California Destroys $1 Trillion Gig Economy With New Law

California isn’t shy when it comes to making the daily headlines. Often heralded as a progressive utopia, the Golden State recently signed into law Assembly Bill 5 (AB5), which will change the landscape of the gig worker economy. Stemming from the groundbreaking court decision established in Dynamex West Inc. v. Superior Court of Los Angeles, the California Supreme Court found Dynamex’s workers were misclassified as independent contractors rather than employees.

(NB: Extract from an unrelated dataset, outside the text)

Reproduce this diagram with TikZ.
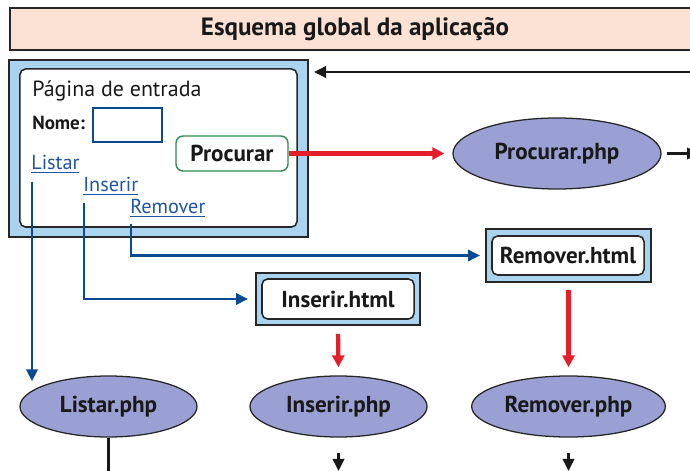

In a unique twist, the court shifted the burden to the nationwide courier and delivery service to prove their drivers were not employees by using the “ABC test.” Under this new test, an individual is presumed to be an employee, unless the employer can prove all of the following:

(A) the worker is free from the company’s control (B) the worker performs work that isn’t central to the company’s business and (C) the worker has an independent business, trade or occupation in that industry.

This three-part standard will be the deciding factor for AB5 on whether workers are properly classified as independent contractors or need to be reclassified as employees. Many employers view this new law as a nightmare and gig workers feel it’s an attack against their freedom and independence.

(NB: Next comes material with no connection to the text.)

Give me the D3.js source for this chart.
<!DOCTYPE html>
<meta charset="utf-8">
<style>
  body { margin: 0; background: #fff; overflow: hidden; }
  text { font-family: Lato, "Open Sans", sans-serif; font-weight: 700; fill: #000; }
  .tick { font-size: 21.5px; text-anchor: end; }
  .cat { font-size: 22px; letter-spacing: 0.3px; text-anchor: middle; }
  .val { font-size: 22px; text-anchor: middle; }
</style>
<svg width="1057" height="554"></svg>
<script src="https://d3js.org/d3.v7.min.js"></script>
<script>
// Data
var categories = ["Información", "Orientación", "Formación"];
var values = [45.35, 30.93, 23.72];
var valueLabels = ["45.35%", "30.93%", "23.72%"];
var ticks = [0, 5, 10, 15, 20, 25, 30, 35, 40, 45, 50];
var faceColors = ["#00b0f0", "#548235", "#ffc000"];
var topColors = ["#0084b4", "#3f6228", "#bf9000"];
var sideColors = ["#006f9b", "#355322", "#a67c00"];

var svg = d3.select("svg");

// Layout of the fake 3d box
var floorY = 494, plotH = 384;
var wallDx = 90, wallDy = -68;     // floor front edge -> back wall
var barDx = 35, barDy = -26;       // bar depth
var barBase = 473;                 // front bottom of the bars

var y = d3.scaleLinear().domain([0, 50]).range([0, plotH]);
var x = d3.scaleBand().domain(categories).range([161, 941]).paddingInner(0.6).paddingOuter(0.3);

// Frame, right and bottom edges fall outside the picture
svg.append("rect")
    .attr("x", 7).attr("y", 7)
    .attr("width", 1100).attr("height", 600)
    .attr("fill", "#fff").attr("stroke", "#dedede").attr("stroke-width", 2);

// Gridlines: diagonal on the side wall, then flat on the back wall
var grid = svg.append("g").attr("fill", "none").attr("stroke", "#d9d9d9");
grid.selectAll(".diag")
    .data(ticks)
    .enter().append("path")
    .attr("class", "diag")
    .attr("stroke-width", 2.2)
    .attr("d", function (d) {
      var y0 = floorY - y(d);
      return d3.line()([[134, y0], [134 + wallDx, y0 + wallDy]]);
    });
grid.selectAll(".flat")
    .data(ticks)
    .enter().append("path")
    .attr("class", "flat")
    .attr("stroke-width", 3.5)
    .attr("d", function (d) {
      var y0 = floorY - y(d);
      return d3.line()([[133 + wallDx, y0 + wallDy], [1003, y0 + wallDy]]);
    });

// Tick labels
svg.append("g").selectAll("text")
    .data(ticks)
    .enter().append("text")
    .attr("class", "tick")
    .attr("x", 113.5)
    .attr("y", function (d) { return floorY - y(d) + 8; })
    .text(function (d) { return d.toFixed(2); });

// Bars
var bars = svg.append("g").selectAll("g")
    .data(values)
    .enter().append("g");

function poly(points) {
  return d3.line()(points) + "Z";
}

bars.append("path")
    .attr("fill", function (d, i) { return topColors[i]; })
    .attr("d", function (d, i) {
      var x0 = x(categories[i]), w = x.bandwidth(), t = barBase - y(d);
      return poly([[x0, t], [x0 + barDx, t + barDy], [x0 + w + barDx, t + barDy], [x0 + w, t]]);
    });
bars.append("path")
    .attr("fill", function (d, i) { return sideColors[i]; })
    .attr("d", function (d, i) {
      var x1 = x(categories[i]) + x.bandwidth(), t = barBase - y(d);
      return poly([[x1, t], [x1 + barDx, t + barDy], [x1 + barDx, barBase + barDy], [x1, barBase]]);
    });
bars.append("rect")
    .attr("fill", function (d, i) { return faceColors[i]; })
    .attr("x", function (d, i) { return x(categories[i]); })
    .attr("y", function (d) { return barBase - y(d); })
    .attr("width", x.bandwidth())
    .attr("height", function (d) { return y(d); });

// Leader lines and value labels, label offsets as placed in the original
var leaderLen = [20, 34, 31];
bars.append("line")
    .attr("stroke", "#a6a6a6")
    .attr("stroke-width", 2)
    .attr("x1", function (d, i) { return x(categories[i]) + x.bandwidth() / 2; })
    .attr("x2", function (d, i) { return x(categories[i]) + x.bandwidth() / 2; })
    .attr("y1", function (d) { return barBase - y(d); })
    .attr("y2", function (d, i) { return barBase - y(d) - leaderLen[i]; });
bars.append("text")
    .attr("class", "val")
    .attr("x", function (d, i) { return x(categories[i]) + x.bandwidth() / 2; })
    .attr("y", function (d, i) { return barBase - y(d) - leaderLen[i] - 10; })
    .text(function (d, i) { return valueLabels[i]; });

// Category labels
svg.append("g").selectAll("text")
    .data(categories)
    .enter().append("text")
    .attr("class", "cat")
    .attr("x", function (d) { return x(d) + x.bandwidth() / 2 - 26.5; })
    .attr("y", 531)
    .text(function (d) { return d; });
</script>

According to the Freelancing in America survey, there is a reported 57 million American freelancers contributing an excess of $1 trillion dollars to the economy each year. Recent data shows more than 75% of freelancers are working independently by choice. Due to the accessibility of apps and sites like Upwork, Instacart and Uber, to name a few, people can work on terms they prefer and accept opportunities that feel right for them.

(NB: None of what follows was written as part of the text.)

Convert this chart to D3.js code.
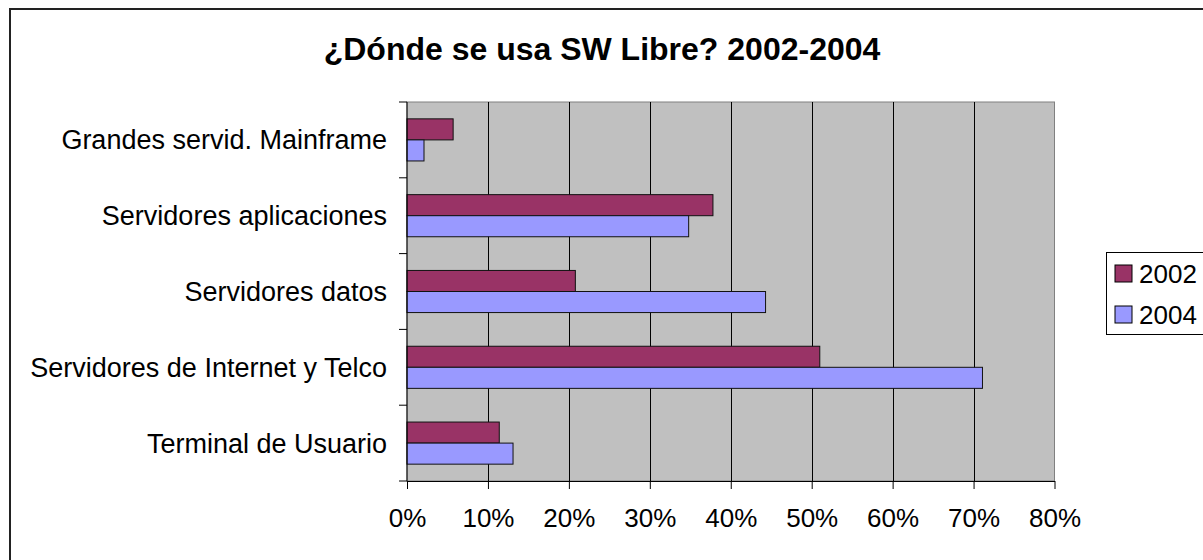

If freelancers are reclassified as employees, they’ll have to trade in their freedom for structure, potentially losing their ability to set their own hours. Of course, that’s only if the company chooses to continue the relationship and convert them into an employee. Lorena Gonzalez, author of Assembly Bill 5, insists the goal of this law is “to create new good jobs and a livable, sustainable wage job.” Supporters emphasize the benefits and protections gig workers will receive such as health care subsidies and a guaranteed $12 state minimum hourly wage, but fail to address the consequences of the new law.

Upwork’s survey revealed 51% of freelancers said no amount of money would entice them to return back to or take a traditional job. This is a result of them earning more than 70% of workers throughout the United States with a median hourly rate of $28 per hour, more than half of the state minimum wage. As the labor market strengthens, the next generation of workers are more empowered by the flexibility, pay and opportunities freelancing brings over the benefits of a corporate job.

In fact, the workers of Uber, DoorDash and Lyft are fighting back. Together, they formed a group on behalf of its workers, called Protect App-Based Drivers and Services vowing to overturn portions of AB5 that’s expected to pass in January 2020. Unfortunately, this group doesn’t carve out an exemption for freelance writers.

Gonzalez defends the bill saying journalists, photographers and writers can submit up to 35 public works to publishers per year before being classified as an employee. However, “public works” isn’t clearly defined. It remains unclear if that applies to the subsidiary or the parent company and all of their subsidiaries.

The Hollywood Reporter stated many publications are going to avoid working with California freelancers to avoid potential lawsuits. They’ve admitted to already seeing SEO, transcription and writing job notices explicitly state California freelancers won’t be considered.

Gonzalez fails to understand that some freelancers write around 35 submissions in one month alone. Randy Dotinga, former president of the American Society of Journalists and Authors, protests the law saying, “a lot of freelancers don’t want to be employees” because in many cases freelancing is “more stable and lucrative than staff jobs.”

With recent lawsuits involving FedEx and Uber misclassifying their independent contractors, it’s undeniable workers of the gig economy need more rights, benefits and protection. Instead of passing yet another law, California needs to focus on enforcing the one it already has in effect.

In January 2012, California passed Senate Bill 459 (SB459) making it unlawful for companies to wrongfully classify workers. Those found guilty risk being fined anywhere from $5,000 to $15,000 per violation and $25,000 for repeated offenses. SB459 also empowers the Labor Commissioner to assess civil and liquidated damages against violators. Yet, the law hasn’t been used to challenge worker misclassification at any of the gig platform companies such as Uber or Lyft.

Gonzalez’ intentions might be good, but the stark reality is hundreds of thousands of independent contractors in California will become employees under the bill. Everyone from manicurists, dancers, journalists, writers, bartenders and delivery drivers will be impacted. Business Insider estimated around 7,200 workers have lost their media jobs this year alone. As media faces major challenges in business, this number will only continue to climb as publications lack the means to bring on more employees.

The vague language of the law creates more concern about its potential impact. As of now, all that’s known is, a diverse range of professions will be affected while others will be exempt. Consequently, at least one million workers will be impacted creating more distance in the employer-employee relationship as it regresses back to traditional standards. Former freelancers who once had the taste of freedom will suffer the most.